Scow without a Name

BENEDICT, District Judge.

This action arises out of a singular occurrence, which took place at a bulkhead at the foot of 63d street, in New York City. On that day the scow proceeded against, which was being loaded with stone upon her deck at the foot of 65th street, sprang a leak, and was hauled from the foot of 65th street to the foot of 63d street, and there moored alongside of the sloob Nancy Anna. Shortly after she was made fast, she took a sudden lurch toward the bulkhead, and threw about twenty tons of the stone from her deck into the water between her and the sloop. She then took a still heavier lurch the other way, and rolled off on the outside of .her all the remaining load, when, being thus suddenly relieved of a great weight, she rebounded with such violence as to throw her out of the water and upon the sloop alongside. The sloop’s fore rigging kept the scow off forward, but aft she dropped upon the sloop so as to criisli the sloop’s rail and break her down aft for a considerable distance. This action is brought to recover for the damages thus occasioned to the sloop.
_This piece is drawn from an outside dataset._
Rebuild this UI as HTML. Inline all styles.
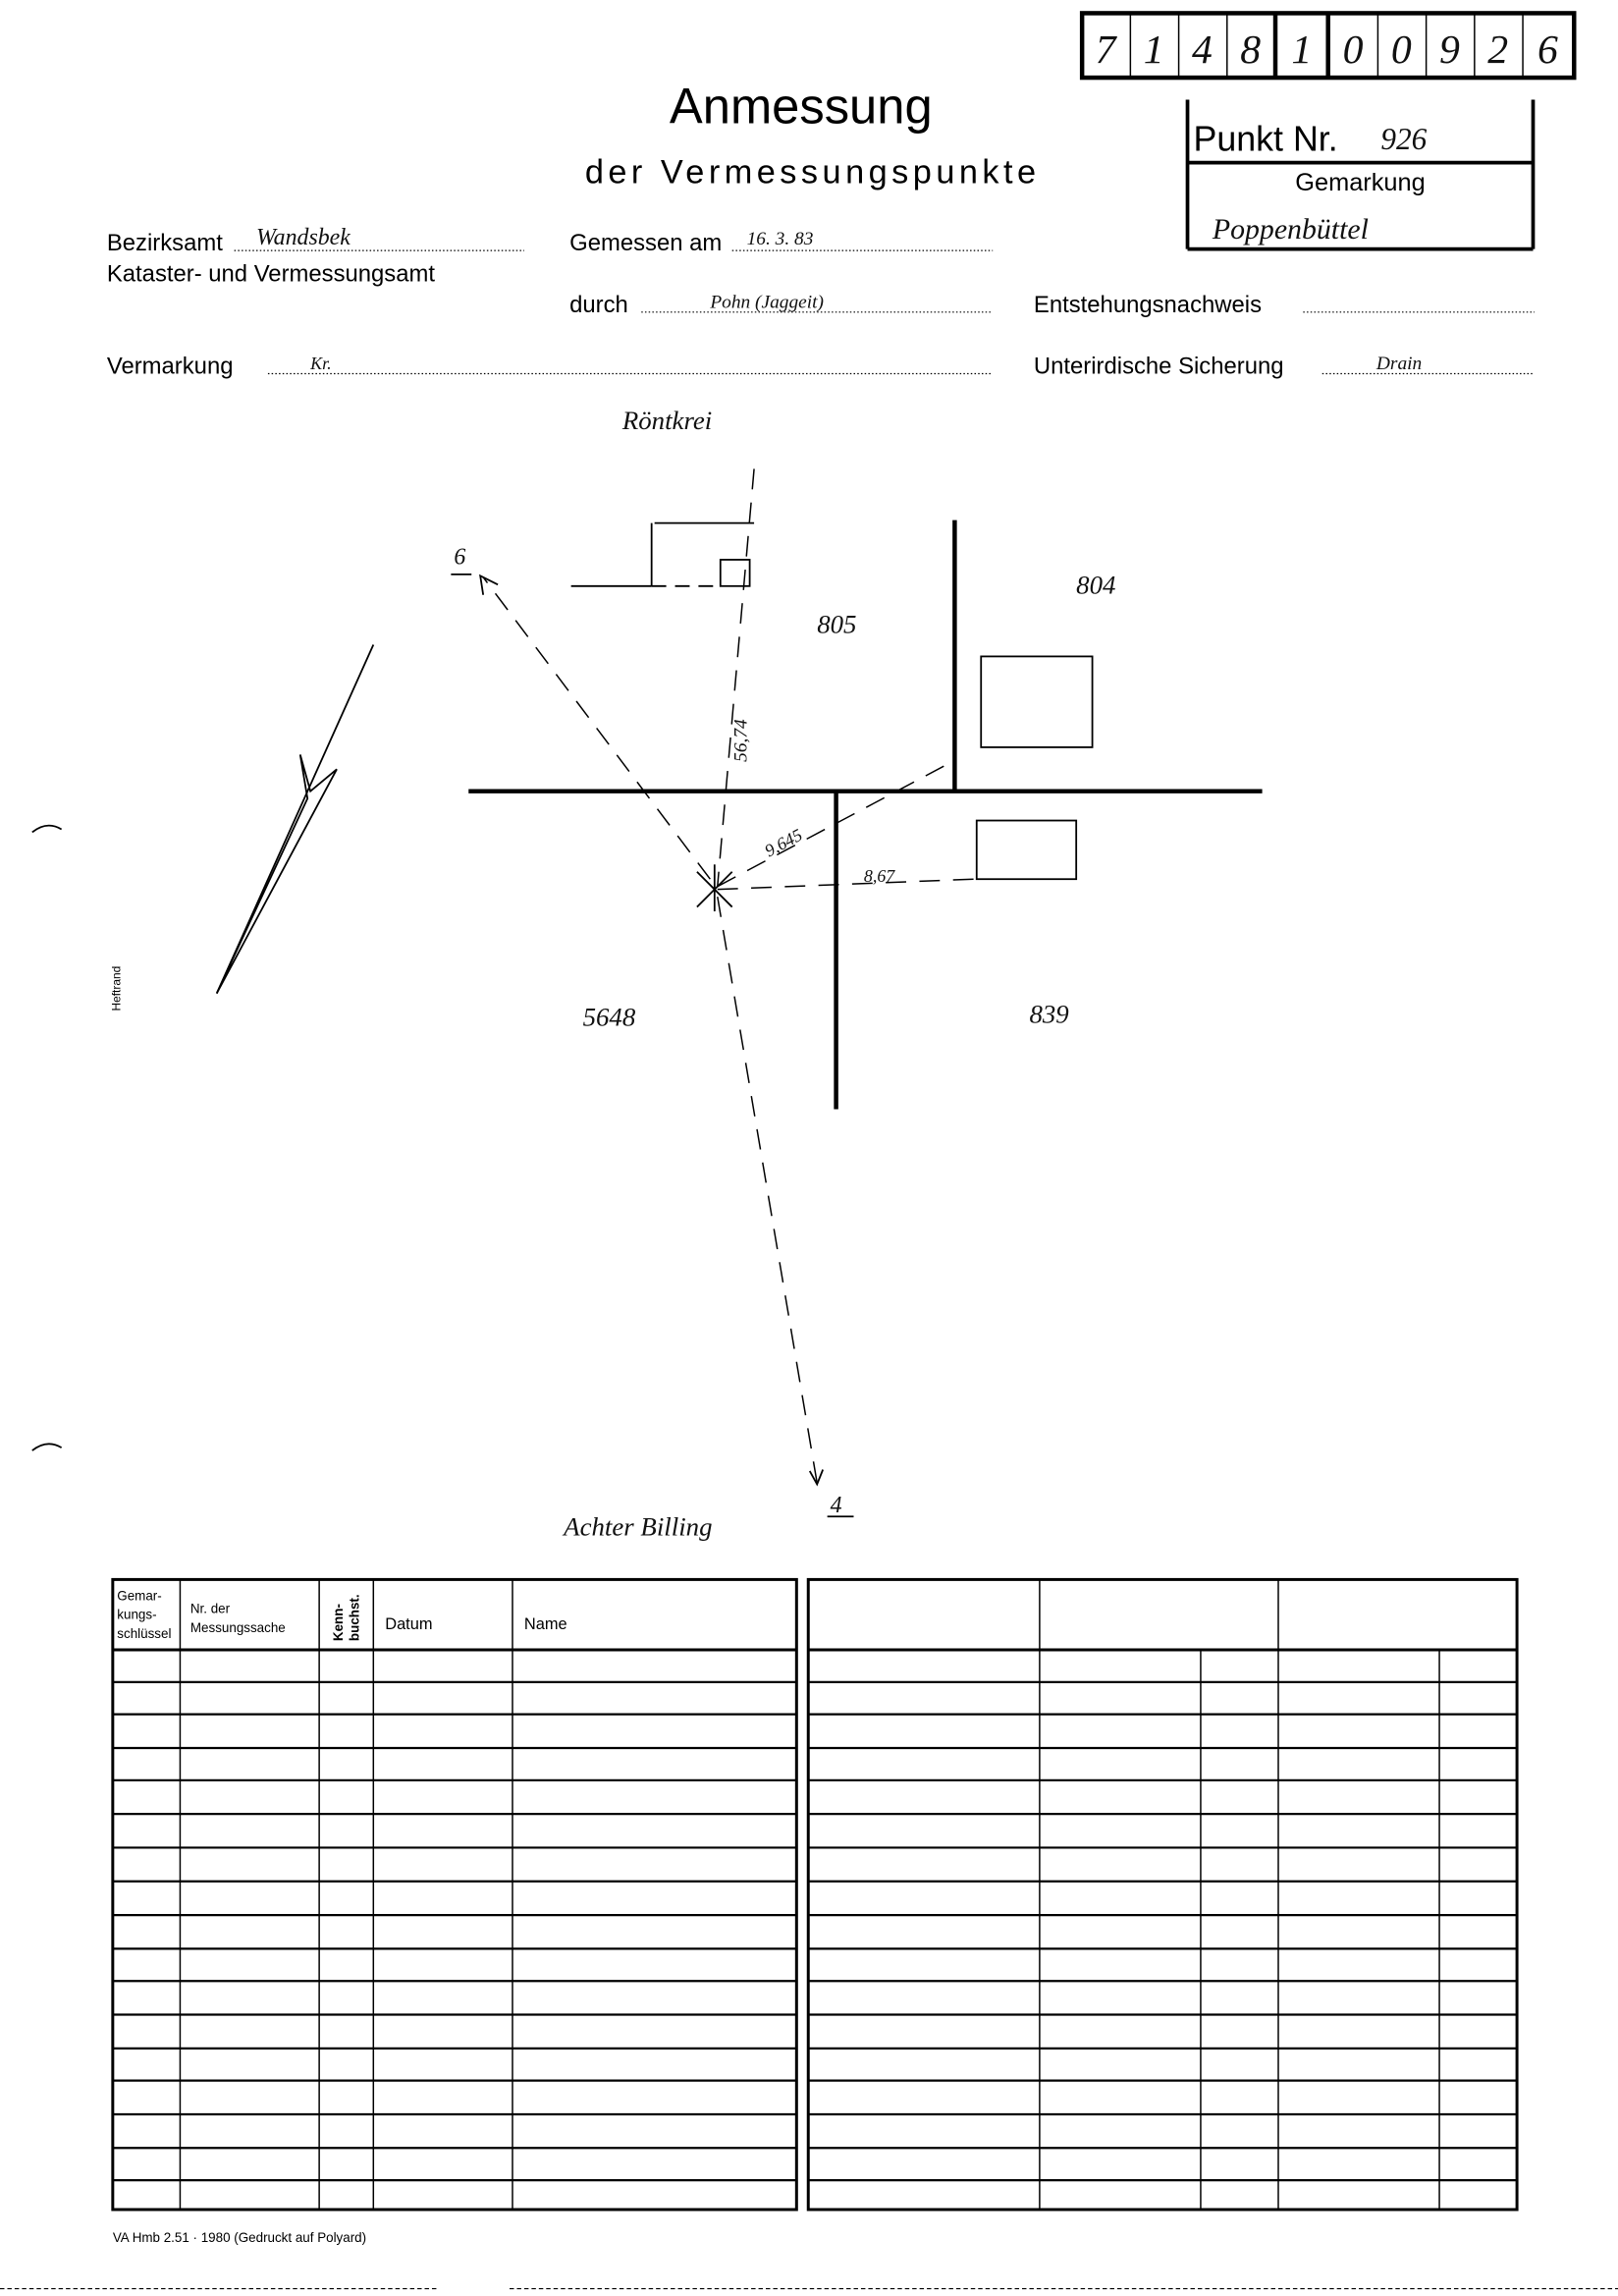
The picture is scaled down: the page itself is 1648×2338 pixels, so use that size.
<!DOCTYPE html>
<html><head><meta charset="utf-8">
<style>
html,body{margin:0;padding:0;background:#fff;}
svg{display:block;}
text{font-family:"Liberation Sans",sans-serif;fill:#000;}
.h{font-family:"Liberation Serif",serif;font-style:italic;fill:#111;}
.n{font-family:"Liberation Sans Narrow","Liberation Sans",sans-serif;}
</style></head>
<body>
<svg width="1648" height="2338" viewBox="0 0 1105 1567" preserveAspectRatio="none" xmlns="http://www.w3.org/2000/svg">
<rect width="1105" height="1567" fill="#fff"/>
<g stroke="#000" fill="none">
<rect x="739" y="9" width="336" height="44" stroke-width="3"/>
<line x1="772" y1="9" x2="772" y2="53" stroke-width="1"/>
<line x1="805" y1="9" x2="805" y2="53" stroke-width="1"/>
<line x1="838" y1="9" x2="838" y2="53" stroke-width="1"/>
<line x1="871" y1="9" x2="871" y2="53" stroke-width="3"/>
<line x1="907" y1="9" x2="907" y2="53" stroke-width="3"/>
<line x1="941" y1="9" x2="941" y2="53" stroke-width="1"/>
<line x1="974" y1="9" x2="974" y2="53" stroke-width="1"/>
<line x1="1007" y1="9" x2="1007" y2="53" stroke-width="1"/>
<line x1="1040" y1="9" x2="1040" y2="53" stroke-width="1"/>
</g>
<g font-size="28" text-anchor="middle">
<text x="755" y="43" class="h">7</text><text x="788" y="43" class="h">1</text><text x="821" y="43" class="h">4</text><text x="854" y="43" class="h">8</text><text x="889" y="43" class="h">1</text><text x="924" y="43" class="h">0</text><text x="957" y="43" class="h">0</text><text x="990" y="43" class="h">9</text><text x="1023" y="43" class="h">2</text><text x="1057" y="43" class="h">6</text>
</g>
<g stroke="#000" stroke-width="2.5" fill="none">
<line x1="811" y1="68" x2="811" y2="170"/>
<line x1="1047" y1="68" x2="1047" y2="170"/>
<line x1="811" y1="170" x2="1047" y2="170"/>
<line x1="811" y1="111" x2="1047" y2="111"/>
</g>
<text x="815" y="103" font-size="24">Punkt Nr.</text>
<text x="943" y="102" font-size="21" class="h">926</text>
<text x="929" y="130" font-size="17" text-anchor="middle">Gemarkung</text>
<text x="828" y="163" font-size="20" class="h">Poppenbüttel</text>
<text x="547" y="84" font-size="34" text-anchor="middle">Anmessung</text>
<text x="555" y="125" font-size="23" text-anchor="middle" letter-spacing="3">der Vermessungspunkte</text>
<g font-size="16">
<text x="73" y="171">Bezirksamt</text>
<text x="73" y="192">Kataster- und Vermessungsamt</text>
<text x="389" y="171">Gemessen am</text>
<text x="389" y="213">durch</text>
<text x="706" y="213">Entstehungsnachweis</text>
<text x="73" y="255">Vermarkung</text>
<text x="706" y="255">Unterirdische Sicherung</text>
</g>
<g stroke="#000" stroke-width="0.8" stroke-dasharray="1,1.5">
<line x1="160" y1="171" x2="358" y2="171"/>
<line x1="500" y1="171" x2="678" y2="171"/>
<line x1="438" y1="213" x2="678" y2="213"/>
<line x1="890" y1="213" x2="1048" y2="213"/>
<line x1="183" y1="255" x2="678" y2="255"/>
<line x1="903" y1="255" x2="1048" y2="255"/>
</g>
<text x="175" y="167" class="h" font-size="16">Wandsbek</text>
<text x="510" y="167" class="h" font-size="13">16. 3. 83</text>
<text x="485" y="210" class="h" font-size="13">Pohn (Jaggeit)</text>
<text x="212" y="252" class="h" font-size="12">Kr.</text>
<text x="940" y="252" class="h" font-size="13">Drain</text>
<text x="425" y="293" font-size="18" class="h">Röntkrei</text>
<g stroke="#000" fill="none">
<line x1="320" y1="540" x2="862" y2="540" stroke-width="3"/>
<line x1="652" y1="355" x2="652" y2="540" stroke-width="3"/>
<line x1="571" y1="540" x2="571" y2="757" stroke-width="3"/>
<g stroke-width="1.2">
<line x1="390" y1="400" x2="445" y2="400"/>
<line x1="445" y1="357" x2="445" y2="400"/>
<line x1="447" y1="357" x2="515" y2="357"/>
<line x1="445" y1="400" x2="490" y2="400" stroke-dasharray="10,6"/>
<rect x="492" y="382" width="20" height="18"/>
<rect x="670" y="448" width="76" height="62"/>
<rect x="667" y="560" width="68" height="40"/>
</g>
<g stroke-width="1" stroke-dasharray="14,9">
<line x1="515" y1="320" x2="490" y2="605"/>
<line x1="485" y1="600" x2="330" y2="394"/>
<line x1="490" y1="612" x2="558" y2="1012"/>
<line x1="490" y1="605" x2="650" y2="520"/>
<line x1="490" y1="607" x2="665" y2="600"/>
</g>
<g stroke-width="1.2">
<polyline points="330,406 328,393 340,399"/>
<polyline points="553,1004 558,1013 562,1003"/>
<line x1="476" y1="595" x2="500" y2="619"/>
<line x1="500" y1="595" x2="476" y2="619"/>
<line x1="488" y1="590" x2="488" y2="622"/>
<line x1="308" y1="392" x2="322" y2="392"/>
<line x1="565" y1="1035" x2="583" y2="1035"/>
<line x1="255" y1="440" x2="148" y2="678"/>
<polyline points="205,515 210,545 148,678 230,525 212,540 205,515"/>
<path d="M22,568 Q32,560 42,566"/>
<path d="M22,990 Q32,982 42,988"/>
</g>
</g>
<g font-size="18">
<text x="310" y="385" class="h" font-size="16">6</text>
<text x="558" y="432" class="h">805</text>
<text x="735" y="405" class="h">804</text>
<text x="398" y="700" class="h">5648</text>
<text x="703" y="698" class="h">839</text>
<text x="567" y="1032" class="h" font-size="16">4</text>
<text x="385" y="1048" class="h">Achter Billing</text>
<text x="590" y="602" class="h" font-size="12">8,67</text>
<text x="525" y="585" class="h" font-size="12" transform="rotate(-28 525 585)">9,645</text>
<text x="510" y="520" class="h" font-size="13" transform="rotate(-90 510 520)">56,74</text>
</g>
<text x="82" y="690" font-size="8" transform="rotate(-90 82 690)">Heftrand</text>
<g stroke="#000" fill="none">
<rect x="77" y="1078" width="467" height="430" stroke-width="2"/>
<rect x="552" y="1078" width="484" height="430" stroke-width="2"/>
<line x1="77" y1="1126" x2="544" y2="1126" stroke-width="2"/>
<line x1="552" y1="1126" x2="1036" y2="1126" stroke-width="2"/>
<g stroke-width="1">
<line x1="123" y1="1078" x2="123" y2="1508"/>
<line x1="218" y1="1078" x2="218" y2="1508"/>
<line x1="255" y1="1078" x2="255" y2="1508"/>
<line x1="350" y1="1078" x2="350" y2="1508"/>
<line x1="710" y1="1078" x2="710" y2="1508"/>
<line x1="873" y1="1078" x2="873" y2="1508"/>
<line x1="820" y1="1126" x2="820" y2="1508"/>
<line x1="983" y1="1126" x2="983" y2="1508"/>
</g>
<g stroke-width="1.5">
<line x1="77" y1="1148" x2="544" y2="1148"/><line x1="552" y1="1148" x2="1036" y2="1148"/>
<line x1="77" y1="1170" x2="544" y2="1170"/><line x1="552" y1="1170" x2="1036" y2="1170"/>
<line x1="77" y1="1193" x2="544" y2="1193"/><line x1="552" y1="1193" x2="1036" y2="1193"/>
<line x1="77" y1="1215" x2="544" y2="1215"/><line x1="552" y1="1215" x2="1036" y2="1215"/>
<line x1="77" y1="1238" x2="544" y2="1238"/><line x1="552" y1="1238" x2="1036" y2="1238"/>
<line x1="77" y1="1261" x2="544" y2="1261"/><line x1="552" y1="1261" x2="1036" y2="1261"/>
<line x1="77" y1="1284" x2="544" y2="1284"/><line x1="552" y1="1284" x2="1036" y2="1284"/>
<line x1="77" y1="1307" x2="544" y2="1307"/><line x1="552" y1="1307" x2="1036" y2="1307"/>
<line x1="77" y1="1330" x2="544" y2="1330"/><line x1="552" y1="1330" x2="1036" y2="1330"/>
<line x1="77" y1="1352" x2="544" y2="1352"/><line x1="552" y1="1352" x2="1036" y2="1352"/>
<line x1="77" y1="1375" x2="544" y2="1375"/><line x1="552" y1="1375" x2="1036" y2="1375"/>
<line x1="77" y1="1398" x2="544" y2="1398"/><line x1="552" y1="1398" x2="1036" y2="1398"/>
<line x1="77" y1="1420" x2="544" y2="1420"/><line x1="552" y1="1420" x2="1036" y2="1420"/>
<line x1="77" y1="1443" x2="544" y2="1443"/><line x1="552" y1="1443" x2="1036" y2="1443"/>
<line x1="77" y1="1466" x2="544" y2="1466"/><line x1="552" y1="1466" x2="1036" y2="1466"/>
<line x1="77" y1="1488" x2="544" y2="1488"/><line x1="552" y1="1488" x2="1036" y2="1488"/>
</g>
</g>
<g class="n" font-size="9">
<text x="80" y="1092">Gemar-</text>
<text x="80" y="1105">kungs-</text>
<text x="80" y="1118">schlüssel</text>
<text x="130" y="1101">Nr. der</text>
<text x="130" y="1114">Messungssache</text>
<text x="263" y="1112" font-size="11">Datum</text>
<text x="358" y="1112" font-size="11">Name</text>
<text x="234" y="1120" transform="rotate(-90 234 1120)" font-weight="bold">Kenn-</text>
<text x="245" y="1120" transform="rotate(-90 245 1120)" font-weight="bold">buchst.</text>
</g>
<text x="77" y="1530" font-size="9">VA Hmb 2.51 · 1980 (Gedruckt auf Polyard)</text>
<g stroke="#000" stroke-width="0.8" stroke-dasharray="3,2">
<line x1="0" y1="1562" x2="300" y2="1562"/>
<line x1="348" y1="1562" x2="1105" y2="1562"/>
</g>
</svg>
</body></html>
These facts are not disputed. Some others are in dispute, and among them the quantity of water in the scow when she came alongside the sloop, and also whether the lurch of the scow arose from swells caused by passing steamers. Without determining these questions, I find in the evidence of the master of the scow clear proofs that the accident arose from negligence on his part. For he says that what threw his vessel out of the water in such an extraordinary manner was because of her striking the bottom when she made the last lurch.

This statement, if taken to be correct, shows clear neglect, in that the scow was placed where she would strike the bottom. The master was not only chargeable with knowledge of the depth of water where he placed his vessel, but he had actual knowledge, for he lay in the same place the day before. He also says that he knew that waves caused by the Harlem boats often rolled in there, and that they had rolled upon him.

If, then, the accident is to be attributed to the shallowness of the water where the scow was moored, it was a fault to moor her there.

If, on the other hand, the scow rolled off her load because she was waterlogged, it was fault to place such a vessel alongside another vessel, where she could do such injury. Let a decree be entered for libellant, with an order of reference.